Today’s content landscape is unlike any that has ever been seen before.
Consumers hunt down content that they’ve had recommended to them via social media, influencer videos or referrals at a pace that would put Sherlock Holmes to shame. But this voracious hunt for content has also changed the dynamic in the industry – from long-term relationships with operators to increasingly short-term relationships with content providers such as new entrants like Disney+ and HBO Max alongside their traditional foes Netflix, Amazon Prime and pay-TV operators. To a number of consumer segments within the market, if the content they want is no longer available as part of their current subscription, they terminate and take out a new subscription with someone who can offer the content. This subscription economy has made consumers far more transient as they pursue their quest for the latest content.
But to paint a picture that shows consumers subscribing to multiple services is to project a false summit. The challenge is that subscription fatigue is a growing problem. In fact, The Trade Desk recently reported that consumers in the US and the UK are only prepared to pay $20/£20 per month for all their subscriptions – and worryingly, 33 per cent of the UK cohort said they’d ideally want to get to £10 per month. Now, monetisation models aside – with targeted advertising a likely victor, this increasing view that content ‘should be free’ is driving consumers to search out illicit means of accessing their favourite content and, some of the illicit sites they discover can be surprisingly convincing.
So, is the industry doomed or is there a way that it can collectively fight back?
For some time now, a number of vendors such as NAGRA have offered comprehensive anti-piracy solutions designed to target illicit use of content by an operator’s consumers. With recent advances in AI/ML, these tools can offer a comprehensive level of protection to pay-TV operators and content owners looking to secure their boundaries against leaks. When combined with watermarking, and leading-edge technologies such as IP-blocking, the solution becomes even more compelling with impressive results.
However, there are a group of pirates that need a far more tactical approach. This group have sophisticated tools and technologies and approach piracy more as organised crime than their consumer counterparts hellbent on getting access to the latest episode of Game of Thrones. Therefore, a far more collaborative and strategic game of data-driven cat and mouse is required.
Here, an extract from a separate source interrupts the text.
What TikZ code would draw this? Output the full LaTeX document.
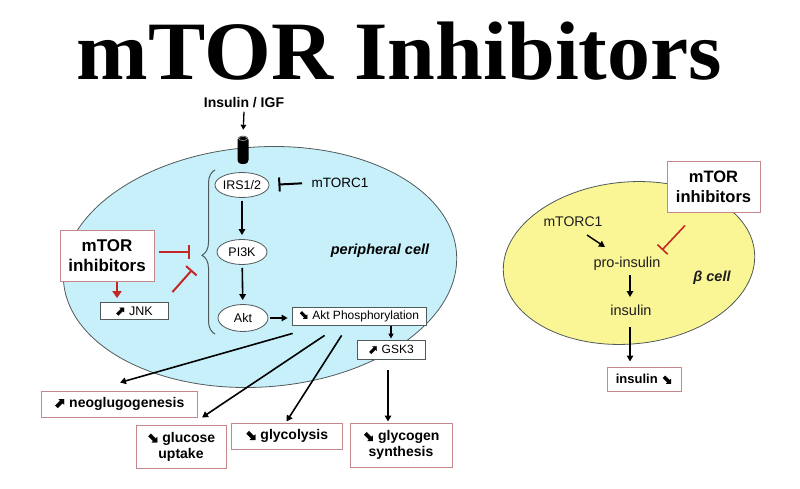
\documentclass[tikz,border=0pt]{standalone}
\usepackage{fontspec}
\setmainfont{Liberation Sans}
\newfontfamily\titlefont{Liberation Serif}
\newfontfamily\symfont[FakeBold=1.5]{DejaVu Sans}
\usetikzlibrary{arrows.meta,decorations.pathreplacing,shapes.geometric}
\definecolor{cellblue}{RGB}{200,240,250}
\definecolor{cellyellow}{RGB}{250,246,150}
\definecolor{inhred}{RGB}{196,40,36}
\definecolor{boxpink}{RGB}{196,136,140}
\definecolor{edgegray}{RGB}{80,90,90}
\definecolor{txt}{RGB}{30,30,30}
\newcommand{\arrNE}{{\symfont ⬈}}
\newcommand{\arrSE}{{\symfont ⬊}}
\newcommand{\fsz}[2]{\fontsize{#1}{#2}\selectfont}
\begin{document}
\begin{tikzpicture}[x=1pt,y=-1pt,
  mol/.style={ellipse, draw=edgegray, line width=0.8pt, fill=white, minimum width=50pt, minimum height=25pt, inner sep=0pt, font=\fsz{12.5}{15}},
  ibox/.style={rectangle, draw=edgegray, line width=0.8pt, fill=white, inner sep=0pt, font=\fsz{12}{14}},
  obox/.style={rectangle, draw=boxpink, line width=1pt, fill=white, inner sep=0pt, align=center, font=\bfseries\fsz{14}{16}},
  ibig/.style={obox, font=\bfseries\fsz{17}{20}},
  arr/.style={draw=black, line width=1.6pt, -{Triangle[length=6pt,width=6.5pt]}},
  inh/.style={line width=2pt, -{Bar[width=14pt]}},
  redinh/.style={inh, draw=inhred},
  redarr/.style={draw=inhred, line width=2pt, -{Triangle[length=7pt,width=9pt]}},
  lbl/.style={font=\fsz{14.5}{17}, text=txt}]
\useasboundingbox (0,0) rectangle (800,489);
\fill[white] (0,0) rectangle (800,489);

% title
\node[font=\titlefont\bfseries\fsz{83}{83}, anchor=base, inner sep=0] (title) at (399.5,80) {\scalebox{1.035}[1]{mTOR Inhibitors}};

% cells
\node[ellipse, draw=edgegray, line width=0.8pt, fill=cellblue, minimum width=394pt, minimum height=240pt, inner sep=0, rotate=4] (pcell) at (260,267) {};
\node[ellipse, draw=edgegray, line width=0.8pt, fill=cellyellow, minimum width=252pt, minimum height=162pt, inner sep=0, rotate=5] (bcell) at (629,263) {};

% receptor and ligand
\node[fill=black, rounded corners=4pt, minimum width=11pt, minimum height=28pt, inner sep=0] (rec) at (243,150) {};
\draw[gray!70, line width=0.6pt] (243,138.5) ellipse [x radius=4.5, y radius=2];
\node[font=\bfseries\fsz{14}{16}] (ins) at (244,103) {Insulin / IGF};
\draw[arr, line width=1.3pt, -{Triangle[length=5pt,width=5.5pt]}, shorten >=6pt] (ins.south) -- (rec.north);

% pathway
\node[mol] (irs) at (242,185) {IRS1/2};
\node[mol] (pi3k) at (242,252) {PI3K};
\node[mol, minimum height=27pt] (akt) at (243,318) {Akt};
\draw[arr, shorten <=3pt, shorten >=4pt] (irs) -- (pi3k);
\draw[arr, shorten <=3pt, shorten >=4pt] (pi3k) -- (akt);

\node[font=\fsz{13.5}{16}] (mtl) at (340,183) {mTORC1};
\draw[inh, shorten >=9pt, shorten <=6pt] (mtl.west) -- (irs.east);

\node[font=\bfseries\itshape\fsz{14.5}{17}] (pc) at (380,251) {peripheral cell};

\draw[edgegray, line width=1pt, decorate, decoration={brace, amplitude=13pt, aspect=0.48}] (215,334) -- (215,170);
\coordinate (inhA) at (190,252);
\coordinate (inhB) at (192,270);

\node[ibig, minimum width=94pt, minimum height=51pt] (mil) at (107,255.5) {mTOR\\inhibitors};
\node[ibox, minimum width=68pt, minimum height=17pt, font=\fsz{12.5}{14}] (jnk) at (134,311) {\arrNE\ JNK};
\draw[redarr, shorten >=4pt] ([shift={(10,0)}]mil.south) -- ([shift={(-17,0)}]jnk.north);
\draw[redinh] ([shift={(4,-3.5)}]mil.east) -- (inhA);
\draw[redinh] ([shift={(4,-10)}]jnk.north east) -- (inhB);

\node[ibox, minimum width=134pt, minimum height=18pt] (aktp) at (359,316) {\arrSE\ Akt Phosphorylation};
\draw[arr, line width=1.4pt, shorten <=2pt, shorten >=4pt] (akt.east) -- (aktp.west |- akt.east);
\node[ibox, minimum width=68pt, minimum height=19pt] (gsk) at (391,349.5) {\arrNE\ GSK3};
\draw[arr, line width=1.3pt, -{Triangle[length=5pt,width=5pt]}, shorten <=1pt, shorten >=1pt] (gsk.north |- aktp.south) -- (gsk.north);

% outcomes
\node[obox, minimum width=156pt, minimum height=26pt] (neo) at (119,404) {\arrNE\ neoglugogenesis};
\node[obox, minimum width=90pt, minimum height=43pt] (glu) at (181,446.5) {\arrSE\ glucose\\uptake};
\node[obox, minimum width=111pt, minimum height=26pt] (gly) at (286.5,436) {\arrSE\ glycolysis};
\node[obox, minimum width=102pt, minimum height=44pt] (glyc) at (401,445) {\arrSE\ glycogen\\synthesis};
\coordinate (g4) at (gsk.south |- glyc.north);

\draw[arr] ([shift={(1,8)}]aktp.south west) -- ([shift={(1,-8)}]neo.north);
\draw[arr] ([shift={(33,10)}]aktp.south west) -- ([shift={(21,-7)}]glu.north);
\draw[arr] ([shift={(50,10)}]aktp.south west) -- ([shift={(0,-1)}]gly.north);
\draw[arr] ([shift={(-3,11)}]gsk.south) -- ([shift={(-3,-1)}]g4);

% beta cell
\node[ibig, minimum width=93pt, minimum height=50pt, font=\bfseries\fsz{16.5}{20}] (mir) at (713.5,187) {mTOR\\inhibitors};
\node[font=\fsz{14}{16}, text=txt] (mtr) at (573,222) {mTORC1};
\node[lbl] (pro) at (627,264) {pro-insulin};
\node[lbl] (insr) at (631,310) {insulin};
\node[font=\bfseries\itshape\fsz{14.5}{17}, text=txt] (beta) at (712,278) {β cell};
\node[obox, minimum width=74pt, minimum height=24pt, font=\bfseries\fsz{13}{15}] (insbox) at (644,379) {insulin \arrSE};

\draw[arr, line width=1.4pt] ([shift={(14,13)}]mtr.center) -- ([shift={(-22,-17)}]pro.center);
\draw[redinh, line width=1.6pt] ([shift={(-28.5,13)}]mir.south) -- ([shift={(35,-14)}]pro.center);
\draw[arr, line width=1.4pt] ([shift={(3,11)}]pro.center) -- ([shift={(-1,-13)}]insr.center);
\draw[arr] ([shift={(-1,17)}]insr.center) -- ([shift={(-14,-5)}]insbox.north);
\end{tikzpicture}
\end{document}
This approach takes the anti-piracy services discussed above as a baseline alongside comprehensive investigations, tracing, intelligence and data analytical capabilities to identify the depth and breadth of the piracy problem alongside its geographical spread to identify the main sources of piracy and eventually neutralise them, as content and service piracy does not recognise international boundaries.
In some situations where it is not possible to ‘hack the hackers’ to disrupt pirate services, tools such as website blocking, IP-blocking and DNS redirection are required with the sole aim of preventing viewers accessing video content offered by rogue providers.
To illustrate this, the English Premier League have some of the most valuable sports rights in the world and NAGRA has been working with them in Singapore since 2018 for judicial blocking measures against pirate apps and websites. The approach has been successful in a market that is both commercially significant and often used as a reference for the region.
Such industry-wide collaboration is key to tackling some of the larger piracy challenges faced today. To provide another example, a cross-industry coalition of La Liga, the DFL, Nordic Content Protection, NAGRA and the Alliance for Creativity and Entertainment (ACE) were recently successful in filing a criminal complaint with the Spanish National Police against a major international piracy ring who were providing access to over 2m paying users with over 40,000 video channels and associated video-on-demand content that spanned a wide range of channels, sports events, films and documentary series. This collaborative effort shared insight, intelligence and legal expertise that created a dossier of evidence that allowed the Spanish National Police to raid the HQ of the pirates in Barcelona during June 2020. Over 50 servers were shut down across Europe as the service was dismantled resulting in a termination of services in many countries. Commenting on the coalition’s success and the key role such collaboration plays, Melcior Soler, audiovisual director at LaLiga said, “Piracy is a global problem and it’s critical for the industry as a whole to come together to fight it, share knowledge and leverage key partnerships and anti-piracy technologies to preserve high-quality content for our fans.”
Content and Service Piracy has and will continue to be a major issue for content owners and operators alike and current trends suggest this has been heightened further by the recent Covid-19 outbreak. It is therefore through continued industry collaboration, new anti-piracy solutions and increased alignment of regulators around the world that illegal content distribution can be tackled, terminated and convictions secured.
As collaboration evolves to meet the needs of the industry from a regulatory perspective, broadcasters, operators and content providers must ensure they have a comprehensive anti-piracy strategy in place that enables them to protect the value of their product, but also contribute to the industry’s understanding of the piracy problem to drive concrete actions that have a positive business impact, bringing consumers back into the legitimate fold.